Di kota-kota sekitar Jakarta rupanya masih ada penarik becak yang bertahan meski tergerus moda transportasi lain seperti ojek online (ojol) hingga transportasi massal seperti KRL, MRT, hingga LRT. Salah satu sudut di Kota Depok tepatnya di ujung Jalan Talas, Beji, para penarik kereta tak berkuda itu bertahan dari gerusan zaman.
“Yang mau naik ojek ya silakan, naik becak silakan. Nyampur-nyampur sama becak sama ojek, nggak apa-apa,” ucap Wahyudi (66), salah satu penarik becak di ujung Jalan Talas saat ditemui beberapa waktu lalu.
Wahyudi tak sendiri. Berdua dengan Kalimi (56), Wahyudi menjual jasanya berpeluh keringat menarik becak. Penarik becak yang lain ke mana memangnya?
“Berempat tadinya,” kata Wahyudi.
“Yang lain pada ke mana?” tanya detikcom kemudian.
“Masing-masing sih ya pada ada yang pulang kampung. Ada yang kerja bangunan. Ada yang narik angkutan. Banyakan lari ke sopir. Ada yang nyopir truk,” ucap Wahyudi.
Lantas apa yang membuat Wahyudi bertahan?
“Abis kita kan ke mana lagi. Udah mentok kan. Mau kerja apa lagi? Bangunan kan angin-anginan. Kadang ada kadang nggak,” kata Wahyudi.
“Ya kepengin aja gitu daripada di rumah nganggur kan gitu,” timpal Kalimi.
Wahyudi sekampung dengan Kalimi, sama-sama dari Kabupaten Pemalang. Mereka sudah berpuluh-puluh tahun merantau ke Jakarta dan tersisihkan ke Depok sebagai penarik becak. Di tengah gempuran ojol, masihkah becak dibutuhkan?
Ida (58) salah satu yang setia dengan becak. Dia mengaku becak salah satu transportasi yang gampang ditemui di tempat tinggalnya, ditambah jarak lokasi yang ditempuhnya tak jauh sehingga lebih memilih becak dibanding ojol misalnya.
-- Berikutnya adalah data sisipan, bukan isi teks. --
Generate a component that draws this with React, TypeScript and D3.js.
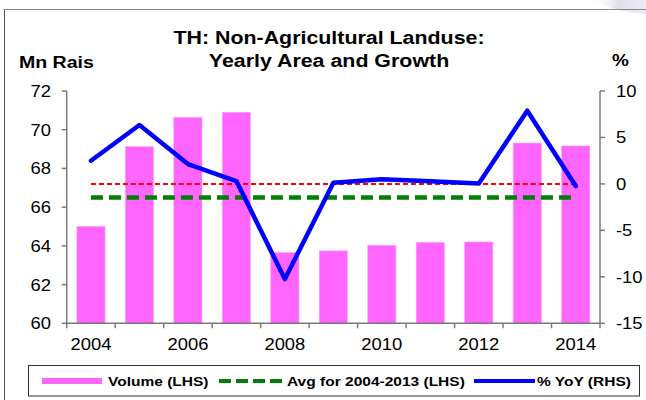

“Lebih mudah untuk nganter ibu saya karena cuma dekat, dari sini ke sana (sekitar 500 meter),” kata Ida.
“Kalau jauh pakai ojol,” imbuh Ida.
Namun selain mengantar orang, para penarik becak rupanya masih dibutuhkan bila ada yang menyewanya untuk mengangkut barang. Ruang yang lega di becak ternyata lebih berguna untuk mengangkut barang-barang yang cukup banyak.
“Barang ya juga sering kalau ke Pasar Kemiri, kan itu mah barang, apa itu. Jadi sayuranlah apa-apa kan gitu,” kata Kalimi.
“Tapi banyakan kosongnya. Ya kadang-kadang buat makan mah cukup alhamdulillah. Saya mensyukuri aja memang saya ada dapatnya gitu, gimana lagi,” imbuh Kalimi.
Hari kian sore. Matahari mulai bersembunyi. Wahyudi dan Kalimi bersiap mengayuh becak kembali ke kontrakan, beristirahat menyiapkan tubuh untuk hari-hari esok, entah sampai kapan.